[Start Dataset excerpt]

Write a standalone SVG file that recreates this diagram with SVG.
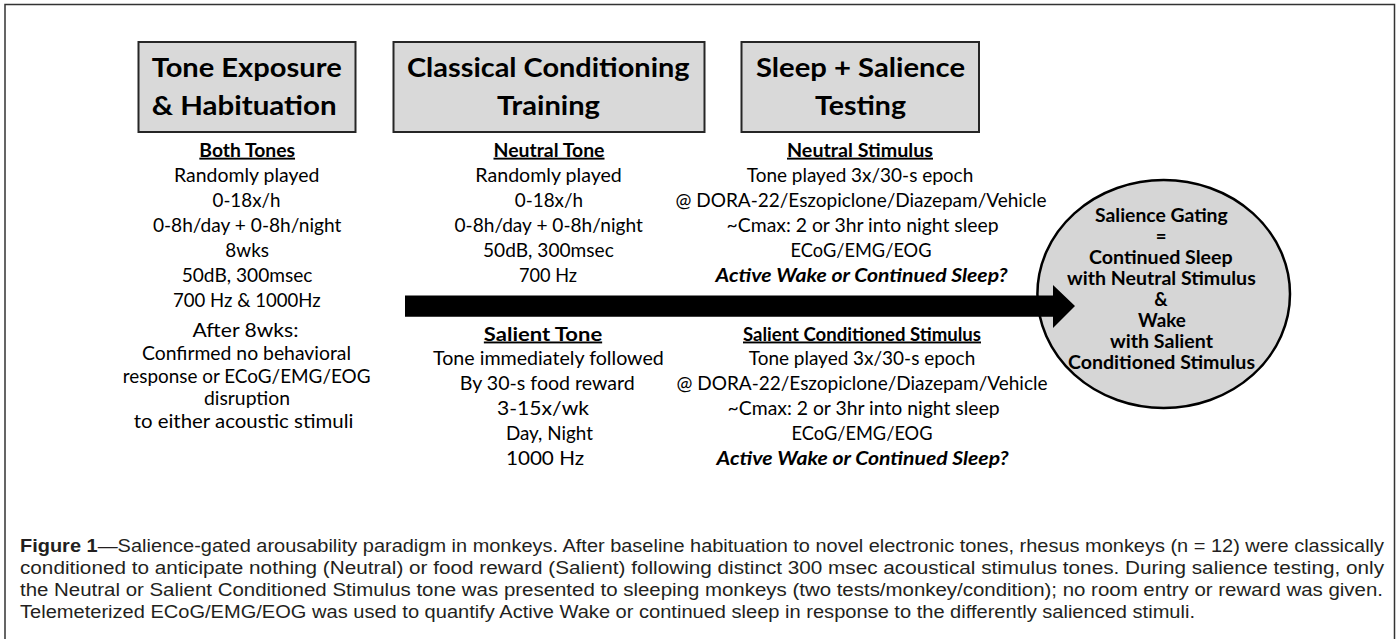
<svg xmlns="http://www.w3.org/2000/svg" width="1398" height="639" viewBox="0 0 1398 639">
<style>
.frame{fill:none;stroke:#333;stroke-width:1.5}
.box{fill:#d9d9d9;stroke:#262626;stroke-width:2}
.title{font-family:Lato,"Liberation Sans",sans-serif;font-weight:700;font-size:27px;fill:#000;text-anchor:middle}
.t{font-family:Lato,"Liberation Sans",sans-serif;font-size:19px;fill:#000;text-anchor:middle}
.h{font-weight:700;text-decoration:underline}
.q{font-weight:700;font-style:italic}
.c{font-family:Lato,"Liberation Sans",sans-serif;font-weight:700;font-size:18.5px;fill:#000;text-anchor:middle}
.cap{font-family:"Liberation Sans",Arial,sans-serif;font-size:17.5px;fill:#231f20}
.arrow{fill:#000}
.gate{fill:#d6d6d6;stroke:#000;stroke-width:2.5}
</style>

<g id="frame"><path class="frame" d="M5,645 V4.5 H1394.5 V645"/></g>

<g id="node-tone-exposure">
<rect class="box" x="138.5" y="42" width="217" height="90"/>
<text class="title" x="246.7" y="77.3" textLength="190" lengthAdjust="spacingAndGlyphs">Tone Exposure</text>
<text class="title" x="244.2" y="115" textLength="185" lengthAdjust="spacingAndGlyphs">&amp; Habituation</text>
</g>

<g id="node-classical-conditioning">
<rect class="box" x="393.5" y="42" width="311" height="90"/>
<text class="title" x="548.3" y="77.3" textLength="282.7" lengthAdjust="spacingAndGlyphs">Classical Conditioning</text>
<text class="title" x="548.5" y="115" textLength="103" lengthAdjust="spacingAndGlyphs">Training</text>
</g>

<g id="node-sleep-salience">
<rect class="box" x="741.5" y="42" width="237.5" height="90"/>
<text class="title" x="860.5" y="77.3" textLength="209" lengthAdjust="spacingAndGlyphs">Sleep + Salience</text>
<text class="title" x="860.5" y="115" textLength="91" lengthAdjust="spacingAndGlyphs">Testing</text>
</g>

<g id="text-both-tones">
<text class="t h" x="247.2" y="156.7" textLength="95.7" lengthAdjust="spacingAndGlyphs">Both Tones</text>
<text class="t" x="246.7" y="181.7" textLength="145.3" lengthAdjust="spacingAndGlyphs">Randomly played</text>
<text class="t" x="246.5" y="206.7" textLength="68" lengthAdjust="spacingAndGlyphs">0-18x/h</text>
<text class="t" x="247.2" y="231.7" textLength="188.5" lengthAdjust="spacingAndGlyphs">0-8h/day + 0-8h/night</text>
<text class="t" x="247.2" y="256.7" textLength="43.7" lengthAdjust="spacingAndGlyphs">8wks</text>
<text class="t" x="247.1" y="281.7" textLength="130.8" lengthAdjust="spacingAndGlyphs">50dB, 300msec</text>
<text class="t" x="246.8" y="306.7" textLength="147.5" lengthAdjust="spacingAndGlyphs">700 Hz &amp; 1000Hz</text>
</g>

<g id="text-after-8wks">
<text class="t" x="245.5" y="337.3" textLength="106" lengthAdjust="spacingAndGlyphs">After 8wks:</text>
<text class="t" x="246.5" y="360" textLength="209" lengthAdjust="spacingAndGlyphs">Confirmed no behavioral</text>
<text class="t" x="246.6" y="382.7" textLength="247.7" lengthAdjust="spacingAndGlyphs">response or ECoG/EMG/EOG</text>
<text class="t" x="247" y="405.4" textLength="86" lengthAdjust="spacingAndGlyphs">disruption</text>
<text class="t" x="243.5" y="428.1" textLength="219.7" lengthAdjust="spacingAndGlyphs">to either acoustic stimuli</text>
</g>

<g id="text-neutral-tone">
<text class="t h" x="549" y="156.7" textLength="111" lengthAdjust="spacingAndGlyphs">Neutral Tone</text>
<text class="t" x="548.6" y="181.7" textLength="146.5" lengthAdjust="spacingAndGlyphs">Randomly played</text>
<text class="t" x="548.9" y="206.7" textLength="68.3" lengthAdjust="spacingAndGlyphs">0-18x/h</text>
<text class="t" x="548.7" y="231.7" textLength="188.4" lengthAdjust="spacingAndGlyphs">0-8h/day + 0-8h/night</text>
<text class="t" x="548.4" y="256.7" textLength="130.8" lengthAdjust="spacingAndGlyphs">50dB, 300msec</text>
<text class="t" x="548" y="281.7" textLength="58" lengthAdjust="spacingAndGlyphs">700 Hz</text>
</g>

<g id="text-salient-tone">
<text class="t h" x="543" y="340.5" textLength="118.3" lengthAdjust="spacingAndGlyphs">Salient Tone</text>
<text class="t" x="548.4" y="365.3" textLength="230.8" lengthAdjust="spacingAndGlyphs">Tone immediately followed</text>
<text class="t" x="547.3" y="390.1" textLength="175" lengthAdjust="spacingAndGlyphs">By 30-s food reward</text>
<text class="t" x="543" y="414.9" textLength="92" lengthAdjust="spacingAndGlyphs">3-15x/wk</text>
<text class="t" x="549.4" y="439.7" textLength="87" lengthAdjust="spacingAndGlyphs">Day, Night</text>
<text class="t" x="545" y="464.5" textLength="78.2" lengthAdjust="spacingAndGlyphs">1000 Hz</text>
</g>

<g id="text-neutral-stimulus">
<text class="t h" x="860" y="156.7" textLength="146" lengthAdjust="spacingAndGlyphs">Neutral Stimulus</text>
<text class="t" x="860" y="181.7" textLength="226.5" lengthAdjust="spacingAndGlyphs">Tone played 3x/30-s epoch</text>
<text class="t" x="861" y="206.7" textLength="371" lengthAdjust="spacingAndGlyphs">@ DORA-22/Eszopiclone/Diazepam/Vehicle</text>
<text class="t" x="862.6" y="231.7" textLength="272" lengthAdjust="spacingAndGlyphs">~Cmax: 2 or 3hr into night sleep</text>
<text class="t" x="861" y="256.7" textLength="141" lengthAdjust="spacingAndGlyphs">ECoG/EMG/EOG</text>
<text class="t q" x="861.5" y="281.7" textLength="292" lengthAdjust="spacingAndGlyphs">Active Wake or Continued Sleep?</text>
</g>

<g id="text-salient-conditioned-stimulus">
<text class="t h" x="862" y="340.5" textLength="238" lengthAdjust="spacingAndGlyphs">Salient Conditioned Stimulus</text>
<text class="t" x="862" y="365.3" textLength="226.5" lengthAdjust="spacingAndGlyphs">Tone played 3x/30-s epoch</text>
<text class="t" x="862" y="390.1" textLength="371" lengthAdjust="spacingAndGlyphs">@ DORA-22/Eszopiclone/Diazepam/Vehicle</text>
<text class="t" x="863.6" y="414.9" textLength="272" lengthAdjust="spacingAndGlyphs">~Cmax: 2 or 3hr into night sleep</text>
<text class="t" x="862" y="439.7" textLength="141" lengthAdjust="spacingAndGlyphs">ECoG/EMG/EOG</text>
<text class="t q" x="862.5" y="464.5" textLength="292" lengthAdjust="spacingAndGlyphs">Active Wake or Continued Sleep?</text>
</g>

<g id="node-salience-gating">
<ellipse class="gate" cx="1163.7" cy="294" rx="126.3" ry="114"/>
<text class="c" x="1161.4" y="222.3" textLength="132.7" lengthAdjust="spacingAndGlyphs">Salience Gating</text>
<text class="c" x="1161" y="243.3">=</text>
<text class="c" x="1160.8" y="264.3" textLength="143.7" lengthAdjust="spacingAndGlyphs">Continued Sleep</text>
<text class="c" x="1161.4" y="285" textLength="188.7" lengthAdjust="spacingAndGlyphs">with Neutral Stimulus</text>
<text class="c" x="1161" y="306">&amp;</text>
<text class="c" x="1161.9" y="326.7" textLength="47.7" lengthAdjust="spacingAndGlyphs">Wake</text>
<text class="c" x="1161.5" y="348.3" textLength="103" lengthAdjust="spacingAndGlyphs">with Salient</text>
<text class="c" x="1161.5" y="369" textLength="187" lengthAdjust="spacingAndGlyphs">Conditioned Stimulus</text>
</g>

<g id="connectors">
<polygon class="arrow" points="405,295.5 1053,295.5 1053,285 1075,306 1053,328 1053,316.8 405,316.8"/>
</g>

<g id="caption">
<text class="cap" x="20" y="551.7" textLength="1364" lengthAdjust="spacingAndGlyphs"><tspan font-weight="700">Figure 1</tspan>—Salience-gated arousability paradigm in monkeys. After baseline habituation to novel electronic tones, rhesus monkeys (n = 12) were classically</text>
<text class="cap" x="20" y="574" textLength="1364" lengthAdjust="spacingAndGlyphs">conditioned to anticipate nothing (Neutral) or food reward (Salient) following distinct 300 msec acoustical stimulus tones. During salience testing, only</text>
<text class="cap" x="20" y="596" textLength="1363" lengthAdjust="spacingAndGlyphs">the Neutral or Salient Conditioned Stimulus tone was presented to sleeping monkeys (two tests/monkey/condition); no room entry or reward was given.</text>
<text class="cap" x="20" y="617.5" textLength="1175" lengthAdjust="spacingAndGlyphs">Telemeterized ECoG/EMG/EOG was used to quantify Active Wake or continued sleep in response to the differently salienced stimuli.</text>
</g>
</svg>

[End Dataset excerpt]

Problem to work on:
Where does the word "with" appear? Return each line that holds it.

Complete answer:
Write a standalone SVG file that recreates this diagram with SVG.
<text class="c" x="1161.4" y="285" textLength="188.7" lengthAdjust="spacingAndGlyphs">with Neutral Stimulus</text>
<text class="c" x="1161.5" y="348.3" textLength="103" lengthAdjust="spacingAndGlyphs">with Salient</text>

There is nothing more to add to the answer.